Search the records below for the word "this" and show every line where it occurs.

__EXTRACTED DATA__.
-----

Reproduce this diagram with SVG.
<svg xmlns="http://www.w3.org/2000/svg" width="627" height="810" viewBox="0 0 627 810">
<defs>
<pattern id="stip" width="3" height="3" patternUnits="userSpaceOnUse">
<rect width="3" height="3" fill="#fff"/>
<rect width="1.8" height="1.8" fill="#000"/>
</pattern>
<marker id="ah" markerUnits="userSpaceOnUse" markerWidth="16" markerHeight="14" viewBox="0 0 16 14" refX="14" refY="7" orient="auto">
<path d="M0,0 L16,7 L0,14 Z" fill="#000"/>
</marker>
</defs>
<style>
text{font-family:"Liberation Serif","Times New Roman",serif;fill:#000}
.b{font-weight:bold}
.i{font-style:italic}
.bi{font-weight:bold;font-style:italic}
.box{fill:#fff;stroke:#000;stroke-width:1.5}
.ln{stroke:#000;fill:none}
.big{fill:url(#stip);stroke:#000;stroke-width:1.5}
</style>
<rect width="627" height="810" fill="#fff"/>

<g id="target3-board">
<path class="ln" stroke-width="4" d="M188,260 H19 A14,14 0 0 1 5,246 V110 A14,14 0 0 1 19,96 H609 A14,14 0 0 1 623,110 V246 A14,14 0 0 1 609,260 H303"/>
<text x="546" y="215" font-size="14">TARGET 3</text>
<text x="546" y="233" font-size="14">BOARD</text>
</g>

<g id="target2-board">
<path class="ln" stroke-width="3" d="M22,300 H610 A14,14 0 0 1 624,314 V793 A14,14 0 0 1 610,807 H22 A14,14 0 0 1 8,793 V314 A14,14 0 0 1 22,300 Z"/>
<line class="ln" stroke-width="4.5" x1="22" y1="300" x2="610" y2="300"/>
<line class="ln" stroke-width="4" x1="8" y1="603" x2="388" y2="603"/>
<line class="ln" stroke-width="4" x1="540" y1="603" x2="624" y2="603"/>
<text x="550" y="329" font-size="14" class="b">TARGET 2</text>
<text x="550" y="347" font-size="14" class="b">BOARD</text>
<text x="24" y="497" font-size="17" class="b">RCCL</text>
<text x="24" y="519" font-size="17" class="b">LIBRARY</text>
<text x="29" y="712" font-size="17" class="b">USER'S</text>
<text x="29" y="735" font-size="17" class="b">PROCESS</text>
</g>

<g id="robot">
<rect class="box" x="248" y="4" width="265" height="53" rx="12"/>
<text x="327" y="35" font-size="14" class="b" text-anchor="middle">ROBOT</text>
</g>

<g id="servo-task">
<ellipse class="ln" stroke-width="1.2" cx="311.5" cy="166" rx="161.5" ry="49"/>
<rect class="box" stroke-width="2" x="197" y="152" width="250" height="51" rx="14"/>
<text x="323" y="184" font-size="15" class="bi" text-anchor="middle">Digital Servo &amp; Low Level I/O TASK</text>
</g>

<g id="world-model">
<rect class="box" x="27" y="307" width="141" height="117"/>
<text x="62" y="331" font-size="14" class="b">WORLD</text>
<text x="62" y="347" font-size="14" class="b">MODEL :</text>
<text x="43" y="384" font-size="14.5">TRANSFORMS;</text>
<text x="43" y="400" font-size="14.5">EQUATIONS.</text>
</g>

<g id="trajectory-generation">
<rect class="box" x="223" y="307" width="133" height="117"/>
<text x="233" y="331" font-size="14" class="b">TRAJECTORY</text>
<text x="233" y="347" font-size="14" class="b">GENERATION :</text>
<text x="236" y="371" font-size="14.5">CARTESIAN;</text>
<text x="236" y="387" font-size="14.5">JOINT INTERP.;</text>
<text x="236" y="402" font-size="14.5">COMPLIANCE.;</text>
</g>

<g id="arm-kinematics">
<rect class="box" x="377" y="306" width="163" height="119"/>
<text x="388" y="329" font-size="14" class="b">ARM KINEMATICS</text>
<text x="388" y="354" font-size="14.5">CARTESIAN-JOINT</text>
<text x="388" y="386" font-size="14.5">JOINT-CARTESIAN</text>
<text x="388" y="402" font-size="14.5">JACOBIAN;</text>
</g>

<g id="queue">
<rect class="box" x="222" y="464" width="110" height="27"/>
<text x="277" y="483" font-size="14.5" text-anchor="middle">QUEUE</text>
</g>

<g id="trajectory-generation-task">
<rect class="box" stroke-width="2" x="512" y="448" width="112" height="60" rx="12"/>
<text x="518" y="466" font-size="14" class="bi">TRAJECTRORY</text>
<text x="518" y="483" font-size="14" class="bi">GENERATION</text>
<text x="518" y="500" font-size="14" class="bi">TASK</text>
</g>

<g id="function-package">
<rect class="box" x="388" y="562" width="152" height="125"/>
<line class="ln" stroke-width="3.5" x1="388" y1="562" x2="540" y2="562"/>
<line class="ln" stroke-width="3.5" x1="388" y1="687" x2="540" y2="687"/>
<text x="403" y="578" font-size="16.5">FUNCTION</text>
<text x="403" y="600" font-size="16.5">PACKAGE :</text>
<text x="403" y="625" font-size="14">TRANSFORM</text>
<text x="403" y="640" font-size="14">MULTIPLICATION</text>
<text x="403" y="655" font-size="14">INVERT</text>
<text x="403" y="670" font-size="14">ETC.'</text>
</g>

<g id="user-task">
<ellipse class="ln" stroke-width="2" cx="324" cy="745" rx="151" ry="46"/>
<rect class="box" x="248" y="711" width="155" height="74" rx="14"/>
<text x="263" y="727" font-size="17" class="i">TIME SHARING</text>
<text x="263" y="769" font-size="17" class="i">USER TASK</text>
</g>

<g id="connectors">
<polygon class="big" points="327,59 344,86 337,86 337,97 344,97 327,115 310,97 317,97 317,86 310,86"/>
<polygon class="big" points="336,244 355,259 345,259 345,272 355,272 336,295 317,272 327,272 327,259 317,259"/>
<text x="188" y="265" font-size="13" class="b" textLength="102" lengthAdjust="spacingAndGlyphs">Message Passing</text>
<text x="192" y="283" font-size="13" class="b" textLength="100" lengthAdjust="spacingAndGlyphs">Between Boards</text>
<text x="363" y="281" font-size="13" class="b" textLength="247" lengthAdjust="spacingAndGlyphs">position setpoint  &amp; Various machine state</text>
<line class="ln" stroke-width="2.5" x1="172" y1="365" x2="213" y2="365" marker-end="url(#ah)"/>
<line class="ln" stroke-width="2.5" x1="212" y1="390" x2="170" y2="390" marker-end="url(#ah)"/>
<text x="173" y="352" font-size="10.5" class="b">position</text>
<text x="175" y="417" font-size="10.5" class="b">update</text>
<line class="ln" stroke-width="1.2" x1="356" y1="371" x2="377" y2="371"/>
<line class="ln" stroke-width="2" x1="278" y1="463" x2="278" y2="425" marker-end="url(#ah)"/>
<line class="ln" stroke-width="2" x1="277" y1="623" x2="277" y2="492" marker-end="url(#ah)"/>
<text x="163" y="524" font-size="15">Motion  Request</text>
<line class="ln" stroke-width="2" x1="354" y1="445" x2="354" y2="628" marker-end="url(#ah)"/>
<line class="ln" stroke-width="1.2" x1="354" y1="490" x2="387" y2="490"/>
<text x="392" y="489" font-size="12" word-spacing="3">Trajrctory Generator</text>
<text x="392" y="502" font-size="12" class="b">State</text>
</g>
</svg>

-----

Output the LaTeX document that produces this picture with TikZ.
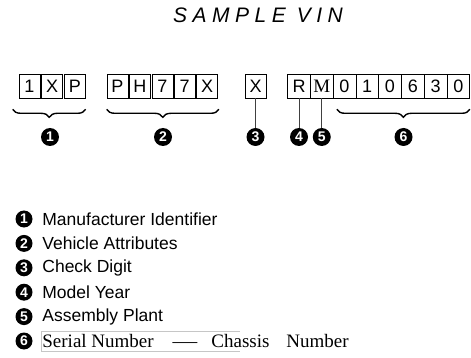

-----

__WRITTEN RESPONSE__.
Reproduce this diagram with SVG.
Output the LaTeX document that produces this picture with TikZ.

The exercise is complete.